Leave out the pictures; transcribe all else exactly.
::: COLLECTED DATA :::
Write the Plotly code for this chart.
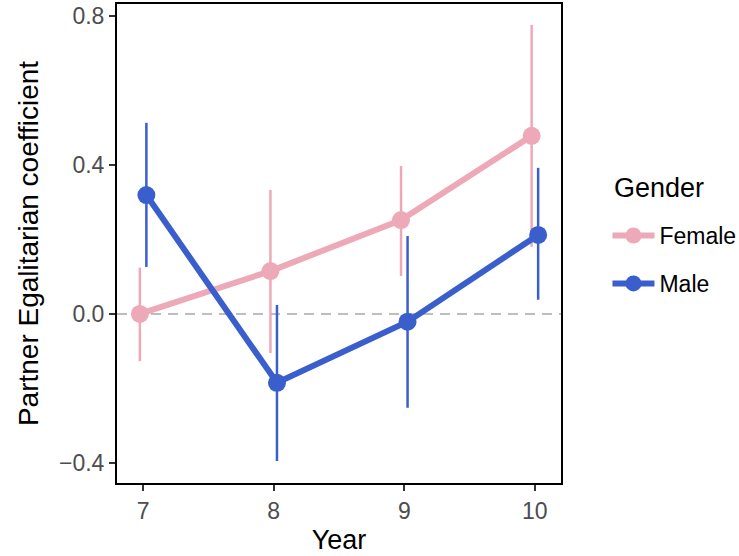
import plotly.graph_objects as go

years = [7, 8, 9, 10]
female_est = [0.0, 0.115, 0.252, 0.478]
female_lo = [-0.127, -0.105, 0.102, 0.18]
female_hi = [0.124, 0.333, 0.397, 0.776]
male_est = [0.319, -0.185, -0.021, 0.212]
male_lo = [0.126, -0.395, -0.252, 0.038]
male_hi = [0.513, 0.024, 0.209, 0.392]
y_ticks = [-0.4, 0.0, 0.4, 0.8]
y_tick_labels = ["\u22120.4", "0.0", "0.4", "0.8"]

PINK = "#EEA9B8"
BLUE = "#3A5FCD"
dodge = 0.025

fig = go.Figure()

def add_series(name, est, lo, hi, color, off):
    xs = [y + off for y in years]
    fig.add_trace(go.Scatter(
        x=xs, y=est, mode="lines+markers", name=name,
        legendgroup=name,
        line=dict(color=color, width=6),
        marker=dict(color=color, size=18),
        error_y=dict(type="data", symmetric=False,
                     array=[h - e for h, e in zip(hi, est)],
                     arrayminus=[e - l for e, l in zip(est, lo)],
                     color=color, thickness=2.5, width=0),
    ))

fig.add_hline(y=0, line=dict(color="#BEBEBE", width=2, dash="10px,7px"), layer="below")
add_series("Female", female_est, female_lo, female_hi, PINK, -dodge)
add_series("Male", male_est, male_lo, male_hi, BLUE, dodge)

fig.add_annotation(
    text="Gender", xref="paper", yref="paper", x=1.115, y=0.615,
    xanchor="left", yanchor="middle", showarrow=False,
    font=dict(size=27, color="black"),
)

fig.update_layout(
    width=739, height=556,
    margin=dict(l=117, r=178, t=4, b=73),
    paper_bgcolor="white", plot_bgcolor="white",
    font=dict(family="Liberation Sans, Arial, sans-serif"),
    legend=dict(
        font=dict(size=23, color="black"),
        xref="container", yref="container",
        x=0.822, y=0.615, xanchor="left", yanchor="top",
        traceorder="grouped", tracegroupgap=15, itemwidth=42,
    ),
    xaxis=dict(
        range=[6.8, 10.2], tickvals=years, ticktext=[str(y) for y in years],
        showgrid=False, zeroline=False, automargin=False,
        showline=True, linecolor="black", linewidth=2, mirror=True,
        ticks="outside", ticklen=6, tickwidth=2, tickcolor="#333333",
        tickfont=dict(size=23, color="#4D4D4D"),
        title=dict(text="Year", font=dict(size=27, color="black"), standoff=8),
    ),
    yaxis=dict(
        range=[-0.454, 0.832], tickvals=y_ticks, ticktext=y_tick_labels,
        showgrid=False, zeroline=False, automargin=False,
        showline=True, linecolor="black", linewidth=2, mirror=True,
        ticks="outside", ticklen=6, tickwidth=2, tickcolor="#333333",
        tickfont=dict(size=23, color="#4D4D4D"),
        title=dict(text="Partner Egalitarian coefficient", font=dict(size=28, color="black"), standoff=12),
    ),
)

fig.write_html("out.html", config={"displayModeBar": False},
               post_script="document.body.style.margin='0px';")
:::
OUTPUT OF THE EXERCISE:
Write the Plotly code for this chart.
import plotly.graph_objects as go

years = [7, 8, 9, 10]
female_est = [0.0, 0.115, 0.252, 0.478]
female_lo = [-0.127, -0.105, 0.102, 0.18]
female_hi = [0.124, 0.333, 0.397, 0.776]
male_est = [0.319, -0.185, -0.021, 0.212]
male_lo = [0.126, -0.395, -0.252, 0.038]
male_hi = [0.513, 0.024, 0.209, 0.392]
y_ticks = [-0.4, 0.0, 0.4, 0.8]
y_tick_labels = ["\u22120.4", "0.0", "0.4", "0.8"]

PINK = "#EEA9B8"
BLUE = "#3A5FCD"
dodge = 0.025

fig = go.Figure()

def add_series(name, est, lo, hi, color, off):
    xs = [y + off for y in years]
    fig.add_trace(go.Scatter(
        x=xs, y=est, mode="lines+markers", name=name,
        legendgroup=name,
        line=dict(color=color, width=6),
        marker=dict(color=color, size=18),
        error_y=dict(type="data", symmetric=False,
                     array=[h - e for h, e in zip(hi, est)],
                     arrayminus=[e - l for e, l in zip(est, lo)],
                     color=color, thickness=2.5, width=0),
    ))

fig.add_hline(y=0, line=dict(color="#BEBEBE", width=2, dash="10px,7px"), layer="below")
add_series("Female", female_est, female_lo, female_hi, PINK, -dodge)
add_series("Male", male_est, male_lo, male_hi, BLUE, dodge)

fig.add_annotation(
    text="Gender", xref="paper", yref="paper", x=1.115, y=0.615,
    xanchor="left", yanchor="middle", showarrow=False,
    font=dict(size=27, color="black"),
)

fig.update_layout(
    width=739, height=556,
    margin=dict(l=117, r=178, t=4, b=73),
    paper_bgcolor="white", plot_bgcolor="white",
    font=dict(family="Liberation Sans, Arial, sans-serif"),
    legend=dict(
        font=dict(size=23, color="black"),
        xref="container", yref="container",
        x=0.822, y=0.615, xanchor="left", yanchor="top",
        traceorder="grouped", tracegroupgap=15, itemwidth=42,
    ),
    xaxis=dict(
        range=[6.8, 10.2], tickvals=years, ticktext=[str(y) for y in years],
        showgrid=False, zeroline=False, automargin=False,
        showline=True, linecolor="black", linewidth=2, mirror=True,
        ticks="outside", ticklen=6, tickwidth=2, tickcolor="#333333",
        tickfont=dict(size=23, color="#4D4D4D"),
        title=dict(text="Year", font=dict(size=27, color="black"), standoff=8),
    ),
    yaxis=dict(
        range=[-0.454, 0.832], tickvals=y_ticks, ticktext=y_tick_labels,
        showgrid=False, zeroline=False, automargin=False,
        showline=True, linecolor="black", linewidth=2, mirror=True,
        ticks="outside", ticklen=6, tickwidth=2, tickcolor="#333333",
        tickfont=dict(size=23, color="#4D4D4D"),
        title=dict(text="Partner Egalitarian coefficient", font=dict(size=28, color="black"), standoff=12),
    ),
)

fig.write_html("out.html", config={"displayModeBar": False},
               post_script="document.body.style.margin='0px';")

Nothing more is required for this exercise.